Understanding the Image Recognition Landscape
Image recognition technology has become foundational to modern digital experiences--from automatic alt-text generation for accessibility to visual search capabilities and content moderation. As users increasingly expect intelligent features like "search by image" and instant object identification, the underlying APIs that power these experiences directly impact user satisfaction and engagement. A comprehensive study by Perficient Digital tested the four major cloud-based image recognition APIs to determine which delivers the most accurate results for real-world applications. The findings reveal critical insights for product designers, developers, and UX professionals building visual interfaces.
The competitive landscape for image recognition has intensified dramatically, with major technology companies investing billions in computer vision capabilities. Google, Amazon, Microsoft, and IBM each bring distinct approaches shaped by their core business priorities--from search and e-commerce to enterprise software and cloud services. For teams evaluating these platforms, understanding the nuanced differences in accuracy, description quality, and use-case suitability enables smarter architectural decisions that directly affect end-user experience. Our AI automation services help organizations implement intelligent visual features that enhance user engagement while maintaining quality standards.
This study provides objective, data-driven guidance for selecting the right image recognition platform. By examining performance across diverse image types and evaluation methodologies, we uncover not just which platform is most accurate, but how each platform's unique characteristics align with different application requirements. Whether you're building a content management system that requires reliable auto-tagging or an e-commerce platform that needs accurate product recognition, these insights inform smarter technology choices.

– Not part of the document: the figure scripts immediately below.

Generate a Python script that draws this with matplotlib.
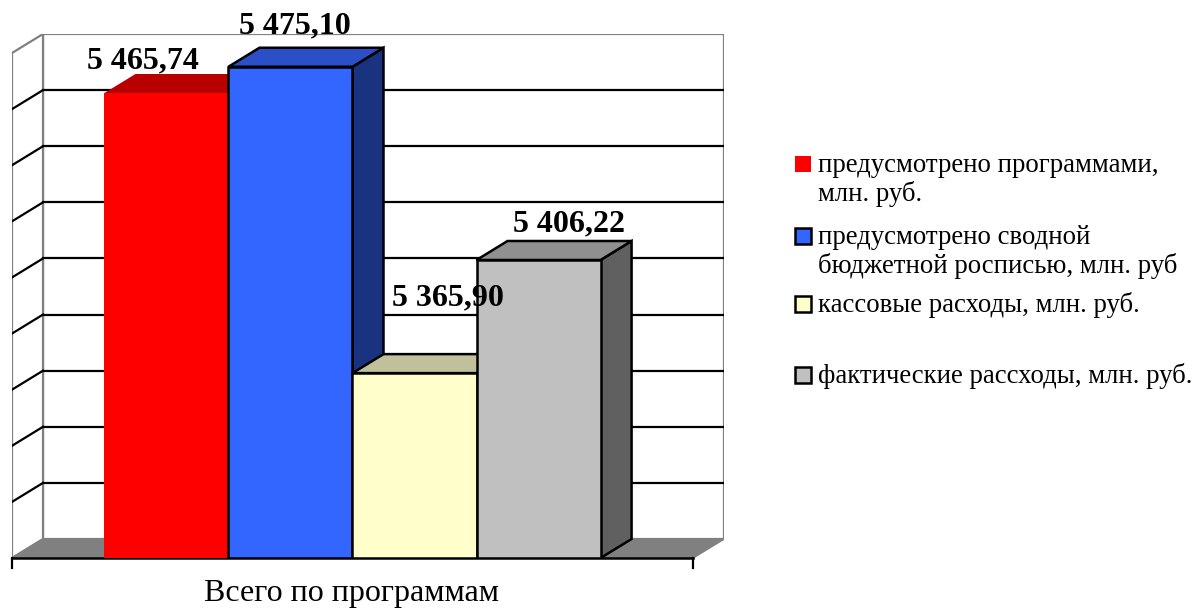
import matplotlib
matplotlib.use("Agg")
import matplotlib.pyplot as plt
from matplotlib.patches import Polygon, Rectangle

plt.rcParams['font.family'] = ['Liberation Serif', 'DejaVu Serif']

# ---- data ----
category = "Всего по программам"
series_names = [
    "предусмотрено программами,\nмлн. руб.",
    "предусмотрено сводной\nбюджетной росписью, млн. руб",
    "кассовые расходы, млн. руб.",
    "фактические рассходы, млн. руб.",
]
values = [5465.74, 5475.10, 5365.90, 5406.22]
value_labels = ["5 465,74", "5 475,10", "5 365,90", "5 406,22"]
y_min, y_max, y_step = 5300, 5480, 20

# ---- style ----
face_colors = ["#FF0000", "#3366FF", "#FFFFCC", "#C0C0C0"]
top_colors = ["#B80000", "#2A4FC6", "#C0C09A", "#909090"]
side_colors = ["#8A0000", "#1A3380", "#808066", "#606060"]
edge_colors = ["none", "black", "black", "black"]
# label offsets in pixels relative to the front-top centre of each bar
label_offsets = [(-23, 25), (4, 33), (33, 68), (30, 29)]

W, H = 1194, 610
fig = plt.figure(figsize=(W / 100, H / 100), dpi=100)
fig.patch.set_facecolor("white")

# plot area in pixels: front plane x 12..693, depth 31 px right, 19 px up
px_left, px_right_ax, px_bottom, px_top = 12, 724, 558, 34
ax = fig.add_axes([px_left / W, 1 - px_bottom / H,
                   (px_right_ax - px_left) / W, (px_bottom - px_top) / H])
ax.set_axis_off()

bar_w = 1.0
n = len(values)
xL, xR = -2.745, 2.745
DX = 0.25
px_per_unit = (539 - 34) / (y_max - y_min)
DY = 19 / px_per_unit
ax.set_xlim(xL, xR + DX)
ax.set_ylim(y_min, y_max + DY)

grey = "#808080"
# back wall
ax.add_patch(Rectangle((xL + DX, y_min + DY), xR - xL, y_max - y_min,
                       facecolor="white", edgecolor=grey, lw=1.6, zorder=1))
# left wall
ax.add_patch(Polygon([(xL, y_min), (xL + DX, y_min + DY), (xL + DX, y_max + DY), (xL, y_max)],
                     closed=True, facecolor="white", edgecolor=grey, lw=1.6, zorder=1))
# floor
ax.add_patch(Polygon([(xL, y_min), (xR, y_min), (xR + DX, y_min + DY), (xL + DX, y_min + DY)],
                     closed=True, facecolor=grey, edgecolor=grey, lw=1.2, zorder=1))
# gridlines
for g in range(y_min + y_step, y_max, y_step):
    ax.plot([xL + DX, xR + DX], [g + DY, g + DY], color="black", lw=1.6, zorder=2)
    ax.plot([xL, xL + DX], [g, g + DY], color="black", lw=1.6, zorder=2)
# x axis
ax.plot([xL, xR], [y_min, y_min], color="black", lw=1.8, zorder=3, clip_on=False)
tick_len = 10 / px_per_unit
for xt in (xL, xR):
    ax.plot([xt, xt], [y_min, y_min - tick_len], color="black", lw=1.6, zorder=3, clip_on=False)

# bars
x0 = -n * bar_w / 2
for i, v in enumerate(values):
    a = x0 + i * bar_w
    b = a + bar_w
    lw = 0 if edge_colors[i] == "none" else 1.8
    ec = edge_colors[i]
    z = 4 + i
    ax.add_patch(Polygon([(b, y_min), (b + DX, y_min + DY), (b + DX, v + DY), (b, v)],
                         closed=True, facecolor=side_colors[i], edgecolor=ec, lw=lw,
                         joinstyle="miter", zorder=z))
    ax.add_patch(Polygon([(a, v), (b, v), (b + DX, v + DY), (a + DX, v + DY)],
                         closed=True, facecolor=top_colors[i], edgecolor=ec, lw=lw,
                         joinstyle="miter", zorder=z))
    ax.add_patch(Rectangle((a, y_min), bar_w, v - y_min, facecolor=face_colors[i],
                           edgecolor=ec, lw=lw, joinstyle="miter", zorder=z))
    ax.annotate(value_labels[i], xy=(a + bar_w / 2, v), xytext=label_offsets[i],
                textcoords="offset pixels", ha="center", va="baseline",
                fontsize=23, fontweight="bold", zorder=20, annotation_clip=False)

# category label
fig.text(352 / W, 1 - 601 / H, category, ha="center", va="baseline", fontsize=23)

# legend (manual)
leg_marker_x = 795
leg_text_x = 818
first_baselines = [172, 244, 312, 383]
line_step = 29
msize = 16
for i, name in enumerate(series_names):
    bl = first_baselines[i]
    for k, line in enumerate(name.split("\n")):
        fig.text(leg_text_x / W, 1 - (bl + k * line_step) / H, line,
                 ha="left", va="baseline", fontsize=19.3)
    cy = bl - 8
    lw = 0 if edge_colors[i] == "none" else 1.8
    fig.add_artist(Rectangle((leg_marker_x / W, 1 - (cy + msize / 2) / H),
                             msize / W, msize / H, transform=fig.transFigure,
                             facecolor=face_colors[i], edgecolor=edge_colors[i], lw=lw))

fig.savefig("out.png", dpi=100, facecolor="white")
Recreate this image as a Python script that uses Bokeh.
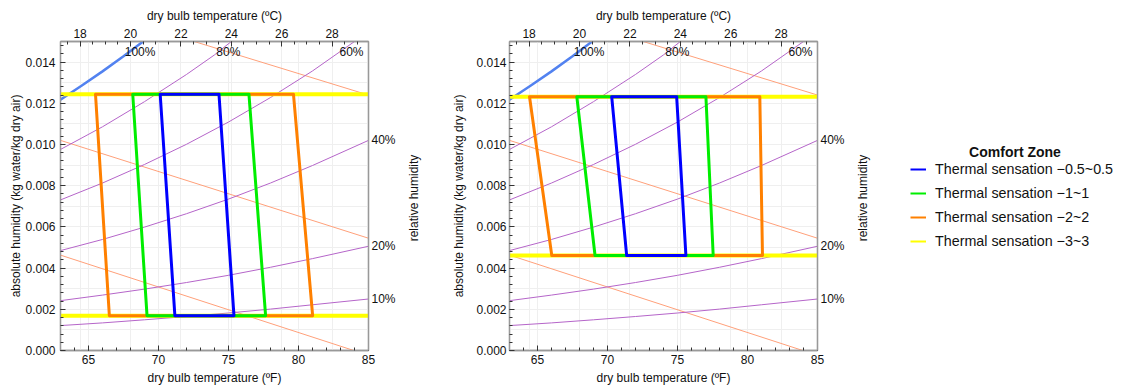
import math
from bokeh.plotting import figure
from bokeh.models import (Range1d, LinearAxis, SingleIntervalTicker, FixedTicker,
                          NumeralTickFormatter, Grid, Legend, LegendItem, Label)
from bokeh.layouts import row
from bokeh.embed import file_html
from bokeh.resources import INLINE
from bokeh.core.properties import value

# ---------------- data ----------------
# constant relative-humidity curves (dry bulb °F -> humidity ratio)
rh_t = [63, 66, 69, 72, 75, 78, 81, 85]
rh10_w = [0.00121, 0.00134, 0.00149, 0.00165, 0.00182, 0.00201, 0.00222, 0.00250]
rh20_w = [0.00242, 0.00269, 0.00298, 0.00330, 0.00365, 0.00404, 0.00446, 0.00506]
rh40_w = [0.00485, 0.00539, 0.00599, 0.00664, 0.00735, 0.00813, 0.00898, 0.01020]
rh60_t = [63, 66, 69, 72, 75, 78, 81, 84.0]
rh60_w = [0.00731, 0.00813, 0.00903, 0.01001, 0.01109, 0.01228, 0.01357, 0.0150]
rh80_t = [63, 66, 69, 72, 74, 75.2]
rh80_w = [0.00976, 0.01086, 0.01208, 0.01340, 0.01435, 0.0150]
rh100_t = [63, 64.5, 66, 67.5, 68.9]
rh100_w = [0.01218, 0.01285, 0.01355, 0.01428, 0.0150]
rh_side_labels = ["10%", "20%", "40%"]
rh_top_labels = ["100%", "80%", "60%"]
rh_axis_title = "relative humidity"

# constant enthalpy lines
h1_t = [72.55, 85]
h1_w = [0.0150, 0.0124]
h2_t = [63, 85]
h2_w = [0.0102, 0.00545]
h3_t = [63, 83.95]
h3_w = [0.00463, 0.0]

# comfort zones: corners TL, TR, BR, BL
yellow_t = [55, 95, 95, 55]
left_top_w = 0.01244
left_bot_w = 0.00169
left_orange_t = [65.50, 79.64, 81.01, 66.49]
left_green_t = [68.16, 76.46, 77.65, 69.18]
left_blue_t = [70.12, 74.32, 75.39, 71.17]

right_top_w = 0.01232
right_bot_w = 0.00461
right_orange_t = [64.43, 80.88, 81.07, 66.02]
right_green_t = [67.81, 77.03, 77.55, 69.11]
right_blue_t = [70.30, 74.94, 75.60, 71.37]

legend_title = "Comfort Zone"
legend_labels = ["Thermal sensation \u22120.5~0.5", "Thermal sensation \u22121~1",
                 "Thermal sensation \u22122~2", "Thermal sensation \u22123~3"]
zone_colors = ["#0000ff", "#00ee00", "#ff8000", "#ffff00"]

FONT = "Liberation Sans"
H = 390
TOP = 41
BOTTOM = 40
FRAME_H = H - TOP - BOTTOM


def style_axis(ax, label_standoff=3, tick_standoff=3):
    ax.axis_line_color = "#999999"
    ax.axis_line_width = 1.3
    ax.major_tick_line_color = "#333333"
    ax.minor_tick_line_color = "#333333"
    ax.major_tick_in = 5
    ax.major_tick_out = 0
    ax.minor_tick_in = 3
    ax.minor_tick_out = 0
    ax.major_label_text_font = FONT
    ax.major_label_text_font_size = "12px"
    ax.major_label_text_color = "#111111"
    ax.axis_label_text_font = FONT
    ax.axis_label_text_font_size = "12px"
    ax.axis_label_text_font_style = "normal"
    ax.axis_label_text_color = "#111111"
    ax.major_label_standoff = tick_standoff
    ax.axis_label_standoff = label_standoff


def make_panel(width, left_border, y_tick_standoff, y_label_standoff,
               top_w, bot_w, orange_t, green_t, blue_t):
    p = figure(width=width, height=H, x_range=Range1d(63, 85), y_range=Range1d(0, 0.015),
               output_backend="svg", toolbar_location=None,
               min_border_left=left_border, min_border_right=width - left_border - 308,
               min_border_top=TOP, min_border_bottom=BOTTOM)
    p.background_fill_color = "white"
    p.border_fill_color = "white"
    p.outline_line_color = "#999999"
    p.outline_line_width = 1.3

    # bottom axis (°F)
    xa = p.xaxis[0]
    xa.ticker = SingleIntervalTicker(interval=5, num_minor_ticks=5)
    xa.axis_label = "dry bulb temperature (\u00baF)"
    style_axis(xa, label_standoff=4, tick_standoff=4)

    # left axis
    ya = p.yaxis[0]
    ya.ticker = SingleIntervalTicker(interval=0.002, num_minor_ticks=5)
    ya.formatter = NumeralTickFormatter(format="0.000")
    ya.axis_label = "absolute humidity (kg water/kg dry air)"
    style_axis(ya, label_standoff=y_label_standoff, tick_standoff=y_tick_standoff)

    # top axis (°C)
    p.extra_x_ranges = {"c": Range1d((63 - 32) / 1.8, (85 - 32) / 1.8)}
    ta = LinearAxis(x_range_name="c", axis_label="dry bulb temperature (\u00baC)",
                    ticker=SingleIntervalTicker(interval=2, num_minor_ticks=4))
    style_axis(ta, label_standoff=3, tick_standoff=4)
    p.add_layout(ta, "above")

    # right axis (relative humidity tick labels at the curve ends)
    side_ticks = [rh10_w[-1], rh20_w[-1], rh40_w[-1]]
    ra = LinearAxis(ticker=FixedTicker(ticks=side_ticks, minor_ticks=[]),
                    major_label_overrides={v: s for v, s in zip(side_ticks, rh_side_labels)})
    style_axis(ra, label_standoff=0, tick_standoff=3)
    ra.major_tick_in = 0
    p.add_layout(ra, "right")

    # grids
    p.xgrid.ticker = SingleIntervalTicker(interval=5)
    p.ygrid.ticker = SingleIntervalTicker(interval=0.001)
    for g in list(p.xgrid) + list(p.ygrid):
        g.grid_line_color = "#efefef"
        g.grid_line_width = 1
    cg = Grid(dimension=0, x_range_name="c", ticker=SingleIntervalTicker(interval=2),
              grid_line_color="#efefef")
    p.add_layout(cg)

    # enthalpy lines
    for tt, ww in [(h1_t, h1_w), (h2_t, h2_w), (h3_t, h3_w)]:
        p.line(tt, ww, line_color="#ffa07a", line_width=1)
    # RH curves
    for tt, ww in [(rh_t, rh10_w), (rh_t, rh20_w), (rh_t, rh40_w), (rh60_t, rh60_w), (rh80_t, rh80_w)]:
        p.line(tt, ww, line_color="#b565c9", line_width=1)
    p.line(rh100_t, rh100_w, line_color="#5282f0", line_width=2.5)

    # comfort zones (yellow, orange, green, blue)
    ys = [top_w, top_w, bot_w, bot_w]
    p.patch(yellow_t, ys, fill_alpha=0, line_color=zone_colors[3], line_width=4)
    for tt, c in [(orange_t, zone_colors[2]), (green_t, zone_colors[1]), (blue_t, zone_colors[0])]:
        p.patch(tt, ys, fill_alpha=0, line_color=c, line_width=3, line_join="round")

    # top RH labels
    p.text(x=[rh100_t[-1], rh80_t[-1], rh60_t[-1]], y=[rh100_w[-1], rh80_w[-1], rh60_w[-1]],
           text=rh_top_labels, text_align="center", text_baseline="top", x_offset=-3, y_offset=3,
           text_font=value(FONT), text_font_size="12px", text_color="#111111")
    return p


def blank(width):
    f = figure(width=width, height=H, x_range=Range1d(0, 1), y_range=Range1d(0, 1),
               output_backend="svg", toolbar_location=None,
               min_border_left=0, min_border_right=0, min_border_top=TOP, min_border_bottom=BOTTOM,
               x_axis_location=None, y_axis_location=None)
    f.grid.visible = False
    f.outline_line_color = None
    f.background_fill_color = "white"
    f.border_fill_color = "white"
    return f


def rh_title_strip():
    f = blank(20)
    f.add_layout(Label(x=10, y=FRAME_H / 2 - 2, x_units="screen", y_units="screen",
                       text=rh_axis_title, angle=math.pi / 2, text_align="center",
                       text_baseline="middle", text_font=FONT, text_font_size="12px",
                       text_color="#111111"))
    return f


p1 = make_panel(403, 60, 5, -1, left_top_w, left_bot_w, left_orange_t, left_green_t, left_blue_t)
s1 = rh_title_strip()
p2 = make_panel(429, 86, 3, 7, right_top_w, right_bot_w, right_orange_t, right_green_t, right_blue_t)
s2 = rh_title_strip()

# legend panel (its frame is aligned with the neighbouring frames)
p3 = blank(252)
items = []
for lab, c in zip(legend_labels, zone_colors):
    r = p3.line([-5, -4], [-5, -4], line_color=c, line_width=2)
    items.append(LegendItem(label=lab, renderers=[r]))
frame_bottom = H - BOTTOM
leg = Legend(items=items, location=(38, frame_bottom - 251), glyph_width=16, glyph_height=20,
             label_height=20, spacing=4, label_standoff=9, padding=0, margin=0,
             border_line_color=None, background_fill_alpha=0,
             label_text_font=FONT, label_text_font_size="14.3px", label_text_color="#111111")
p3.add_layout(leg, "center")
p3.add_layout(Label(x=142.5, y=frame_bottom - 151.5, x_units="screen", y_units="screen",
                    text=legend_title, text_align="center", text_baseline="middle",
                    text_font=FONT, text_font_size="14px", text_font_style="bold",
                    text_color="#111111"))

layout = row(p1, s1, p2, s2, p3)
open("out.html", "w").write(file_html(layout, INLINE))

What Was Tested: Methodology Breakdown
The Perficient Digital study employed rigorous methodology to ensure reliable, actionable results for teams evaluating image recognition platforms.
Platforms Evaluated
- Google Vision API - Google's cloud-based image analysis platform, leveraging the company's extensive search and visual technology infrastructure
- Amazon AWS Rekognition - Amazon's computer vision service, built on the company's deep e-commerce and retail expertise
- IBM Watson Visual Recognition - IBM's image analysis platform, designed with the company's natural language processing heritage
- Microsoft Azure Computer Vision - Microsoft's cloud vision capabilities, integrating with the company's enterprise and accessibility tools
Test Dataset
The study utilized a carefully curated dataset designed to represent real-world digital product scenarios:
- 2,000 images analyzed across the four platforms
- Charts - Data visualizations, infographics, and statistical graphics commonly found in business applications
- Landscapes - Outdoor scenes, environments, and nature photography that test scene recognition capabilities
- People - Portrait and group photography, including diverse demographics and settings
- Products - E-commerce and commercial imagery, including clothing, electronics, and consumer goods
Evaluation Approaches
The researchers applied two complementary assessment methods to capture both technical accuracy and practical utility:
- Accuracy Assessment - Determining whether AI-generated tags correctly identify image content, measured against established ground truth
- Human Description Matching - Evaluating how closely AI-generated descriptions align with how humans naturally describe the same images, revealing the gap between functional tagging and human-like understanding
Confidence Scoring System
A key innovation in this study was the analysis of confidence thresholds. Each platform provides confidence scores alongside its predictions, indicating the system's certainty about each tag. By stratifying results by confidence level, researchers discovered that AI performance varies dramatically based on prediction confidence--a finding with significant implications for production implementations.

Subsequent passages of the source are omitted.